Recuerdo como un sueño un viaje a París con mis padres y toda mi familia en el Hotel Majestic hace muchos años. Paseando por el Boulevard Haussmann, le contaba a mi madre estas historias, mientras mantengo en mi cerebro su olor a colonia de Worth, el perfume que siempre usaba hasta que dejaron de venderla en España y le traje un frasco de Nueva York poco antes de que muriera. Después lo arrojé a la basura, porque su presencia constante me hacía llorar en la soledad de la casa del Monte de Sancha. El dolor de la persistencia de los olores.

Eugenia se vistió de luto riguroso cuando murió su hijo. Jamás volvió a lucir joyas, ni a vestir de otro color que no fuera el negro. Ni a poner jazmines en su pelo, ya no habría más retratos deslumbrantes de Winterhalter, cuyas modelos favoritas siempre fueron Elizabeth de Austria y Eugenia de Montijo.
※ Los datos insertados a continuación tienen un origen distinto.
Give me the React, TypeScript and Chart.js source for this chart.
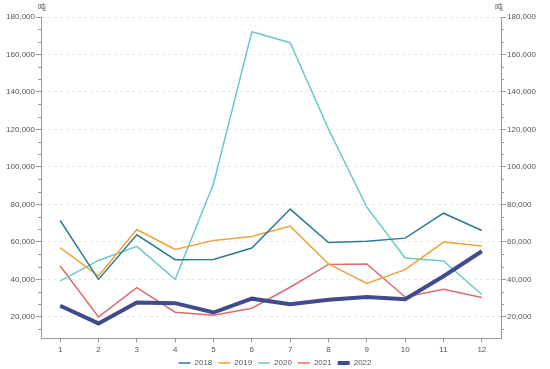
import React, { useEffect, useRef } from 'react';
import { Chart, registerables } from 'chart.js';

Chart.register(...registerables);

const months = ['1', '2', '3', '4', '5', '6', '7', '8', '9', '10', '11', '12'];
const years = ['2018', '2019', '2020', '2021', '2022'];
const s2018 = [71400, 40000, 63800, 50500, 50600, 56700, 77500, 59700, 60400, 62000, 75300, 66100];
const s2019 = [56900, 41800, 66600, 56000, 60800, 62900, 68400, 48200, 37800, 45200, 59900, 57800];
const s2020 = [39200, 50100, 57600, 40000, 91000, 172100, 166300, 120200, 78500, 51400, 49800, 31900];
const s2021 = [47100, 20000, 35600, 22500, 20900, 24600, 35800, 48000, 48200, 30600, 34700, 30300];
const s2022 = [25900, 16500, 27700, 27300, 22300, 29700, 26700, 29100, 30600, 29400, 41700, 55000];
const unitLabel = '吨';
const yMin = 8500;
const yMax = 180000;
const yStep = 20000;

const colors = ['#2b7a98', '#f0a236', '#6cc9c6', '#df6b6f', '#3f4b8c'];
const widths = [1.5, 1.5, 1.5, 1.5, 4];
const axisColor = '#999';
const textColor = '#555';
const FONT = "'Liberation Sans', Arial, sans-serif";

const fmt = (v: number) => v.toLocaleString('en-US');

const decor = {
  id: 'decor',
  afterDraw(chart: any) {
    const ctx = chart.ctx;
    const yl = chart.scales.y;
    const yr = chart.scales.y1;
    ctx.save();
    ctx.strokeStyle = axisColor;
    ctx.lineWidth = 1;
    const minor = yStep / 3;
    for (let k = -3; k <= 27; k++) {
      if (k % 3 === 0) continue;
      const v = yStep + k * minor;
      if (v < yMin || v > yMax) continue;
      const py = Math.round(yl.getPixelForValue(v)) + 0.5;
      ctx.beginPath();
      ctx.moveTo(yl.right - 3, py);
      ctx.lineTo(yl.right, py);
      ctx.moveTo(yr.left, py);
      ctx.lineTo(yr.left + 3, py);
      ctx.stroke();
    }
    ctx.fillStyle = textColor;
    ctx.font = "8px 'Noto Sans CJK SC', sans-serif";
    ctx.textAlign = 'center';
    ctx.textBaseline = 'middle';
    ctx.fillText(unitLabel, yl.right + 1, 7);
    ctx.fillText(unitLabel, yr.left - 2, 7);
    ctx.restore();
  },
};

const yTicksFilter = (scale: any) => {
  const t: any[] = [];
  for (let v = yStep; v <= yMax; v += yStep) t.push({ value: v });
  scale.ticks = t;
};

export default function App() {
  const ref = useRef<HTMLCanvasElement>(null);
  useEffect(() => {
    document.body.style.margin = '0';
    const series = [s2018, s2019, s2020, s2021, s2022];
    const chart = new Chart(ref.current as HTMLCanvasElement, {
      type: 'line',
      data: {
        labels: months,
        datasets: years.map((y, i) => ({
          label: y,
          data: series[i],
          borderColor: colors[i],
          backgroundColor: colors[i],
          borderWidth: widths[i],
          pointRadius: 0,
          pointHoverRadius: 0,
          tension: 0,
          pointStyle: 'line',
          order: i === 4 ? 0 : 1,
        })),
      },
      options: {
        animation: false,
        responsive: true,
        maintainAspectRatio: false,
        layout: { padding: { top: 17, left: 0, right: 0, bottom: -8 } },
        plugins: {
          legend: {
            position: 'bottom',
            labels: {
              usePointStyle: true,
              pointStyleWidth: 12,
              boxHeight: 8,
              padding: 6,
              color: textColor,
              font: { size: 8, family: FONT },
              sort: (a: any, b: any) => a.datasetIndex - b.datasetIndex,
            },
          },
          tooltip: { enabled: false },
        },
        scales: {
          x: {
            offset: true,
            afterFit: (s: any) => { s.height = s.height - 5; },
            grid: { drawOnChartArea: false, offset: false, tickLength: 4, color: axisColor },
            border: { color: axisColor },
            ticks: { color: textColor, font: { size: 8, family: FONT }, padding: 3 },
          },
          y: {
            position: 'left',
            min: yMin,
            max: yMax,
            afterBuildTicks: yTicksFilter,
            afterFit: (s: any) => { s.width = 41; },
            grid: { color: '#e8e8e8', tickColor: axisColor, tickLength: 5 },
            border: { color: axisColor, dash: [3, 3] },
            ticks: { color: textColor, font: { size: 8, family: FONT }, padding: 1, callback: (v: any) => fmt(Number(v)) },
          },
          y1: {
            position: 'right',
            min: yMin,
            max: yMax,
            afterBuildTicks: yTicksFilter,
            afterFit: (s: any) => { s.width = 49; },
            grid: { drawOnChartArea: false, tickColor: axisColor, tickLength: 5 },
            border: { color: axisColor },
            ticks: { color: textColor, font: { size: 8, family: FONT }, padding: 1, callback: (v: any) => fmt(Number(v)) },
          },
        },
      },
      plugins: [decor],
    } as any);
    return () => chart.destroy();
  }, []);
  return (
    <div style={{ width: 550, height: 369, position: 'relative', background: '#fff' }}>
      <canvas ref={ref} />
    </div>
  );
}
Viuda, sin hijos, sin su hermana Paca, sola en la casa de Farnborough, muy acompañada por nuestra Reina Victoria Eugenia, cuando era Ena de Battemberg y a la que regaló las famosas esmeraldas colombianas con las que se fabricó el fastuoso aderezo, que después hubo que vender en el exilio y hoy es propiedad de una millonaria libanesa…

La Emperatriz volvió a Madrid, a casa de sus sobrinos, los Alba, en Liria y algunas mañanas se veía a una anciana de noventa años paseando su soledad por el Parque del Oeste, al que a veces me dirigía cuando vivía en el Colegio Mayor Argentino, intentando encontrar algún rastro de Eugenia, quizás un cierto aroma a Worth…pero fue inútil, porque el viento de la Historia había aventado su recuerdo. Eugenia pasearía pensando en sus muchos fracasos personales y políticos, como el fusilamiento de Maximiliano en México, cuando soñó con imponer monarquías católicas en Hispanoamérica, que hiciesen frente al instinto invasor protestante de los grandes vecinos del norte, un sueño visionario, mal ejecutado, aunque no disparatado, si pensamos en el Imperio de Brasil de los Braganza.

Eugenia nunca fue amada por los franceses. De hecho llegó a ser odiada como María Antonieta, de la que lució el velo de novia y la tiara de boda y a la que siempre intentó reivindicar su memoria. Pero cuando con la inigualable elegancia española, cuando España dice «aquí estoy yo» a la entrada de Notre Dame, se giró hacia el pueblo en silencio y realizó la más perfecta reverencia de corte que Francia había contemplado, el pueblo no pudo sino estallar en aclamaciones. No es Francia un país que sepa acoger con agrado, ni agradecimiento, ni educación a los genios que aunque residan allí, se sienten profundamente nacionales de sus países de nacimiento. Salvo si, como en el caso de Picasso, entrega al Estado Francés su gigantesca colección de obras. Entonces hacen lo imposible por considerarlos propios. Pero les guste, o no, Eugenia de Montijo es la creadora de la industria del lujo en Francia y la artífice del Gran París. Y la que fue a Egipto, como una nueva Cleopatra, bella, elegante, deslumbrante y poliglota a surcar sola el Canal en El Águila, seguida de las embarcaciones imperiales y reales de las testas coronadas europeas, encabezadas por Francisco José de Austria y acabada la comitiva por el Jedive Ismail de Egipto, que guardaba en el silencio de su corazón el amor oculto hacia aquella fascinante mujer. Aida vendría después.

Y otra fascinante mujer, Concha Piquer, también inteligente, elegante, con un timbre voz cristalino y amante de las joyas, como Eugenia, ha mantenido vivo su recuerdo durante décadas. El recuerdo que persiste en mi mente desde la primera vez en que siendo niño, me llevaron a verla al Teatro de la Zarzuela de Madrid.

Eugenia de Montijo,

Qué pena, pena,

Que te vayas de España

Para ser reina.

Por las lises de Francia,

Granada dejas

Y las aguas del Darro por las

del Sena.

Ahora ustedes dos, señores concejales del Ayuntamiento de Granada, pueden seguir su miserable e inoportuna discusión.